Panini Instant is going geographic. The print-on-demand brand has unveiled its 2026 FIFA World Cup Host City Poster Cards set, a checklist built around the 16 North American venues hosting the most-watched sporting event on the planet. With the tournament split across the United States, Canada, and Mexico, the product leans hard into location — giving collectors a stadium-centric alternative to the player-driven releases that dominate the soccer card market.
The timing is deliberate. Panini has been methodically building out its World Cup 2026 print-on-demand catalog well ahead of the June 2026 kickoff, and the Host City series is one of the more conceptually distinct drops in that pipeline. Rather than chasing Mbappé or Haaland pulls, this set is selling geography, architecture, and civic pride. It's a different pitch — and for a certain segment of the collector base, it's a compelling one.
What's in the Checklist
The base set covers each of the 16 official host cities, with individual cards designed as stylized poster art — think retro travel print meets modern sports branding. The confirmed venues span the continent: New York/New Jersey, Los Angeles, Dallas, San Francisco Bay Area, Seattle, Kansas City, Boston, Philadelphia, Atlanta, Miami, Houston, Guadalajara, Mexico City, Monterrey, Toronto, and Vancouver.

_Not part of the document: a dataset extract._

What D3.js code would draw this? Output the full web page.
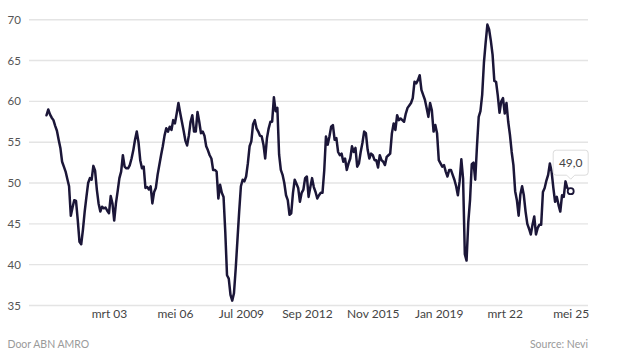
<!DOCTYPE html>
<html>
<head>
<meta charset="utf-8">
<script src="https://cdn.jsdelivr.net/npm/d3@7"></script>
<style>
  html, body { margin: 0; padding: 0; background: #fff; }
  svg { display: block; font-family: Lato, "Open Sans", sans-serif; }
</style>
</head>
<body>
<svg id="chart" width="626" height="359"></svg>
<script>
// ---- data (Nevi PMI, monthly, Mar 2000 – May 2025) ----
const startYear = 2000, startMonth = 3; // March 2000
const values = [
  // 2000 (Mar–Dec)
  58.3, 59.0, 58.4, 58.0, 57.7, 57.0, 56.4, 55.3, 54.3, 52.6,
  // 2001
  52.0, 51.4, 50.5, 49.6, 46.0, 47.0, 47.9, 47.8, 45.5, 42.8, 42.5, 44.3,
  // 2002
  46.5, 48.3, 50.0, 50.6, 50.4, 52.1, 51.5, 49.2, 47.5, 46.5, 47.1, 46.9,
  // 2003
  47.0, 46.6, 46.3, 48.4, 47.5, 45.4, 47.5, 49.0, 50.6, 51.4, 53.4, 52.0,
  // 2004
  51.8, 51.8, 52.2, 53.0, 54.0, 55.3, 56.3, 55.0, 52.8, 51.8, 52.0, 49.4,
  // 2005
  49.5, 49.2, 49.6, 47.5, 48.9, 49.4, 51.0, 52.2, 53.4, 54.5, 55.8, 56.7,
  // 2006
  56.3, 56.9, 56.5, 57.7, 57.3, 58.5, 59.8, 58.6, 57.5, 56.4, 55.2, 54.6,
  // 2007
  55.8, 57.5, 58.3, 56.3, 56.3, 58.7, 57.5, 56.1, 56.3, 55.8, 54.5, 54.0,
  // 2008
  53.4, 53.0, 51.6, 51.6, 51.4, 48.1, 49.8, 48.8, 48.3, 44.0, 38.7, 38.3,
  // 2009
  36.3, 35.6, 36.5, 39.5, 43.0, 46.5, 49.6, 50.4, 50.2, 50.8, 52.4, 54.5,
  // 2010
  55.1, 57.2, 57.7, 56.7, 56.3, 55.8, 55.7, 54.7, 53.0, 55.5, 56.7, 57.5,
  // 2011
  57.5, 60.5, 58.8, 59.2, 53.5, 51.6, 51.0, 50.0, 48.5, 47.9, 46.1, 46.3,
  // 2012
  48.8, 50.4, 49.9, 49.4, 47.7, 48.8, 49.2, 50.6, 50.8, 48.3, 49.5, 50.6,
  // 2013
  49.5, 48.9, 48.1, 48.5, 48.8, 48.8, 51.5, 55.7, 54.7, 55.7, 56.9, 57.1,
  // 2014
  55.3, 55.5, 53.8, 53.4, 53.6, 52.6, 53.0, 51.6, 52.4, 53.0, 54.5, 53.8,
  // 2015
  54.3, 52.0, 52.4, 53.8, 54.9, 56.3, 56.1, 54.1, 53.0, 53.6, 53.4, 52.8,
  // 2016
  52.8, 51.9, 53.4, 52.8, 52.6, 52.2, 53.2, 53.4, 53.6, 56.1, 57.3, 56.5,
  // 2017
  58.3, 57.7, 57.9, 57.7, 57.5, 58.5, 59.2, 59.5, 59.8, 60.4, 62.4, 62.2,
  // 2018
  62.6, 63.2, 61.4, 60.8, 60.2, 59.2, 58.1, 59.8, 58.9, 56.3, 57.1, 56.1,
  // 2019
  52.8, 52.4, 52.0, 52.2, 51.4, 50.8, 51.6, 51.6, 51.0, 50.4, 49.6, 48.5,
  // 2020
  50.2, 52.9, 50.5, 41.3, 40.5, 45.2, 47.9, 52.3, 52.5, 50.4, 54.5, 58.1,
  // 2021
  58.8, 60.8, 64.7, 67.2, 69.4, 68.8, 67.4, 65.7, 62.5, 62.4, 60.7, 58.6,
  // 2022
  60.0, 60.4, 58.5, 59.8, 57.5, 55.9, 53.8, 52.2, 49.0, 47.9, 46.0, 48.6,
  // 2023
  49.6, 48.5, 46.5, 45.0, 44.4, 43.7, 44.9, 45.9, 43.7, 44.5, 44.9, 44.9,
  // 2024
  48.9, 49.4, 50.3, 51.0, 52.4, 51.4, 49.4, 47.7, 48.3, 47.3, 46.5, 48.5,
  // 2025 (Jan–May)
  48.3, 50.2, 49.4, 49.2, 49.0
];
const tickLabels = ["mrt 03", "mei 06", "Jul 2009", "Sep 2012", "Nov 2015", "Jan 2019", "mrt 22", "mei 25"];
const tickMonths = ["2003-03", "2006-05", "2009-07", "2012-09", "2015-11", "2019-01", "2022-03", "2025-05"];
const yTicks = [35, 40, 45, 50, 55, 60, 65, 70];
const lastLabel = "49,0";
const creditText = "Door ABN AMRO";
const sourceText = "Source: Nevi";

// ---- layout ----
const svg = d3.select("#chart");
const gridLeft = 29, gridRight = 588;
const monthIndex = s => { const [y, m] = s.split("-").map(Number); return (y - startYear) * 12 + (m - startMonth); };

const x = d3.scaleLinear().domain([0, values.length - 1]).range([46.5, 570.7]);
const y = d3.scaleLinear().domain([35, 70]).range([305.5, 19.7]);

// gridlines + y labels
const yAxis = svg.append("g").attr("class", "y-axis");
yAxis.selectAll("line").data(yTicks).join("line")
  .attr("x1", gridLeft).attr("x2", gridRight)
  .attr("y1", d => y(d)).attr("y2", d => y(d))
  .attr("stroke", "#e4e4e4").attr("stroke-width", 1.4);
yAxis.selectAll("text").data(yTicks).join("text")
  .attr("x", 7.5).attr("y", d => y(d)).attr("dy", "0.36em")
  .attr("font-size", 11.5).attr("fill", "#555")
  .text(d => d);

// x labels
const xAxis = d3.axisBottom(x)
  .tickValues(tickMonths.map(monthIndex))
  .tickFormat((d, i) => tickLabels[i])
  .tickSize(0).tickPadding(0);
const gx = svg.append("g").attr("transform", "translate(0,306)").call(xAxis);
gx.select(".domain").remove();
gx.selectAll("text").attr("font-family", "Lato, 'Open Sans', sans-serif")
  .attr("font-size", 12).attr("fill", "#444").attr("dy", "12.2");

// line
const line = d3.line().x((d, i) => x(i)).y(d => y(d)).curve(d3.curveLinear);
svg.append("path").datum(values)
  .attr("d", line).attr("fill", "none")
  .attr("stroke", "#1b1638").attr("stroke-width", 2.5)
  .attr("stroke-linejoin", "round").attr("stroke-linecap", "round");

// last point marker + tooltip
const li = values.length - 1;
const px = x(li), py = y(values[li]);
const bw = 35, bh = 25, bx = px - bw / 2, by = py - 16 - bh;
svg.append("path")
  .attr("d", `M${bx + 3},${by} H${bx + bw - 3} Q${bx + bw},${by} ${bx + bw},${by + 3} V${by + bh - 3} Q${bx + bw},${by + bh} ${bx + bw - 3},${by + bh} H${px + 4} L${px},${by + bh + 4} L${px - 4},${by + bh} H${bx + 3} Q${bx},${by + bh} ${bx},${by + bh - 3} V${by + 3} Q${bx},${by} ${bx + 3},${by} Z`)
  .attr("fill", "#fff").attr("stroke", "#dcdcdc").attr("stroke-width", 1);
svg.append("text").attr("x", px).attr("y", by + bh / 2).attr("dy", "0.36em")
  .attr("text-anchor", "middle").attr("font-size", 12).attr("fill", "#444")
  .text(lastLabel);
svg.append("circle").attr("cx", px).attr("cy", py).attr("r", 3)
  .attr("fill", "#fff").attr("stroke", "#1b1638").attr("stroke-width", 1.8);

// footer
svg.append("text").attr("x", 7.5).attr("y", 348).attr("font-size", 10.5).attr("fill", "#9a9a9a").text(creditText);
svg.append("text").attr("x", 588).attr("y", 348).attr("text-anchor", "end").attr("font-size", 10.5).attr("fill", "#9a9a9a").text(sourceText);
</script>
</body>
</html>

As with virtually every Panini Instant release, the set ships with a parallel structure. Collectors can expect the standard tiered rainbow — Blue, Gold, and Red parallels with print runs descending into single-digit territory at the top end. The base cards are numbered to /99, which has become something of a house standard for Panini Instant's non-player sets. Parallels typically run /25, /10, and 1/1 for the Printing Plate variants.
Orders are fulfilled on demand through Panini's direct platform, meaning there's no pack-ripping, no box breaks, no secondary market arbitrage on sealed product. You pick your card, you pay, you wait. The model strips out the gambling element entirely, which purists either love or find completely unexciting depending on their collecting philosophy.
The Print-on-Demand Market Reality
Panini Instant has been running this format since 2017, and the secondary market for these cards tells a nuanced story. Base cards — especially those numbered to /99 — rarely command significant premiums over issue price on the resale market. The economics are simple: if anyone can order the card during the window, scarcity is artificial at best.
Where Panini Instant does generate genuine secondary market heat is at the top of the parallel ladder. 1/1 Printing Plates and low-numbered Reds have moved for multiples of issue price on eBay and through smaller auction platforms when attached to star players or marquee moments. A host city card, however, is a different proposition. The collector pool for venue-specific memorabilia is real — stadium collectors, city-proud fans, travel enthusiasts — but it's narrower than the player card market by a significant margin.
For context, Panini Instant's 2022 FIFA World Cup releases saw base cards of major players like Lionel Messi and Kylian Mbappé holding modest premiums post-window, while lower-profile sets struggled to clear issue price on the secondary market. The Host City concept is novel enough to attract attention, but novel doesn't always translate to liquid.
That said, the 2026 World Cup is genuinely unprecedented in scale. Eighty games across three countries, the largest field in tournament history at 48 teams, and a North American audience that has been primed by the 2024 Copa América and a surging MLS footprint. If there's a moment for a host city collectible to find its audience, this is it.
Who's Actually Buying This
The collector profile for a set like this skews toward completionists, World Cup enthusiasts building tournament-specific collections, and local fans who want a card representing their city's moment on the global stage. The Dallas card, for instance, will host the Final — which makes it the most narratively significant card in the checklist by a considerable margin. Whether that translates to a price premium depends entirely on how the broader market receives the set.
Serious investors chasing ROI should probably look elsewhere in the 2026 pipeline. Autographed rookies, short-printed stars, and graded vintage soccer cards have historically delivered stronger returns than print-on-demand stadium art. But collecting has never been purely financial, and there's something refreshing about a product that isn't trying to be a speculative vehicle.
The window to order will be limited — Panini Instant sets typically close within days to a few weeks of launch — so collectors with genuine interest in the concept shouldn't assume the opportunity will sit open indefinitely. The Dallas Final card, in particular, seems worth a closer look before the window closes.